Halicephalobus mephisto

Scientific classification
- Kingdom: Animalia
- Phylum: Nematoda
- Class: Chromadorea
- Order: Rhabditida
- Family: Panagrolaimidae
- Genus: Halicephalobus
- Species: H. mephisto
- Binomial name: Halicephalobus mephisto (Borgonie, García-Moyano, Litthauer, Bert, Bester, van Heerden, Möller, Erasmus, & Onstott, 2011)

= Halicephalobus mephisto =

- Authority: (Borgonie, García-Moyano, Litthauer, Bert, Bester, van Heerden, Möller, Erasmus, & Onstott, 2011)

Species of roundworm

Halicephalobus mephisto is a species of nematode, among a number of other roundworms, discovered by geoscientists Gaetan Borgonie and Tullis Onstott in 2011. It was detected in ore recovered from deep rock fracture water in several gold mines in South Africa 0.9 km, 1.3 km, and 3.6 km under the surface of the Earth. Onstott said that "it scared the life out of me when I first saw them moving", and explained that "they look like black little swirly things". The finding is significant because no other multicellular organism had ever been detected farther than 2 km below the Earth's surface. It is named after Mephistopheles, the Lord of the Underworld in the Faust story, and alludes to the fact it is found so deep under the Earth's surface.

Research has shown that Halicephalobus mephisto possesses special heat-shock and stress-response genes that allow it to survive over 3 kilometers below Earth's surface, in high temperatures and low oxygen conditions.

Halicephalobus mephisto is resistant to a temperature as high as 37 °C (higher than most terrestrial nematodes can tolerate), it reproduces asexually, and feeds on subterranean bacteria. According to radiocarbon dating, these worms live in groundwater that is 3,000–12,000 years old. The worms are also able to survive in waters with extremely low levels of oxygen, lower than one percent of the level of most oceans. This nematode is able to thrive in such extreme conditions due to its adaptations to the environment including changed cellular respiration pathways to facilitate survival in low levels of oxygen, an expansion in their stress-response gene families such as Hsp70 to aid in the protections against thermal damage, and its modified cytochrome c oxidase enzyme that helps stabilize respiration and elevated temperatures.

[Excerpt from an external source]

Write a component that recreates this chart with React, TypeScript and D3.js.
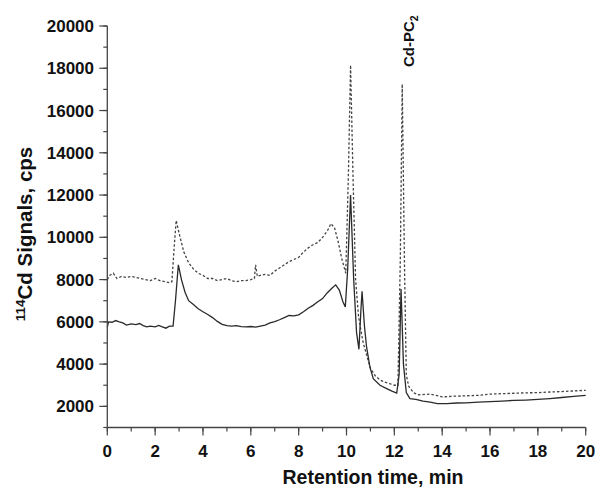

It is the deepest-living animal ever found, able to withstand heat and crushing pressure, and the first multicellular organism found at deep subsurface levels. A previously known species found at similar depths in the same study was Plectus aquatilis. Borgonie said that the worm was similar to the detritus-feeding species found on the surface, and probably descended from surface species. Such species are also able to survive extremes of temperature, and so, for Borgonie, the fact the first animal discovered at this depth was a worm was unsurprising. The team hypothesised that the species was descended from animals on the surface that were washed down the Earth's crust by rainwater.

Halicephalobus mephisto worms measure from 0.5 to 0.56 mm in length. Though species in the genus Halicephalobus have few distinguishing features, H. mephisto can be differentiated from other species within its genus by its comparatively long tail, which is between 110 and 130 micrometres in length. It is somewhat closely related to the mammalian pathogen Halicephalobus gingivalis, but is more closely related to certain unnamed species of the genus.

In 2019, genome sequencing of the nematode indicated that there were expansions of the 70 kilodalton heat shock protein (Hsp70) and avrRpt2 -induced gene 1 (AIG1) proteins, both of which are transcriptionally induced under heat stress. De novo Illumina assembly with PacBio reads produced a 61.4 Mb assembly made of 880 scaffold and 313 kb N50.

The water Halicephalobus mephisto was found in contained aerobic and anaerobic bacteria. Unlike other nematodes, it does not prefer Escherichia coli, and would rather feed on the sulphophile endolith and depth specialist Desulforudis audaxviator. The found specimen of H. mephisto propagated through parthenogenesis.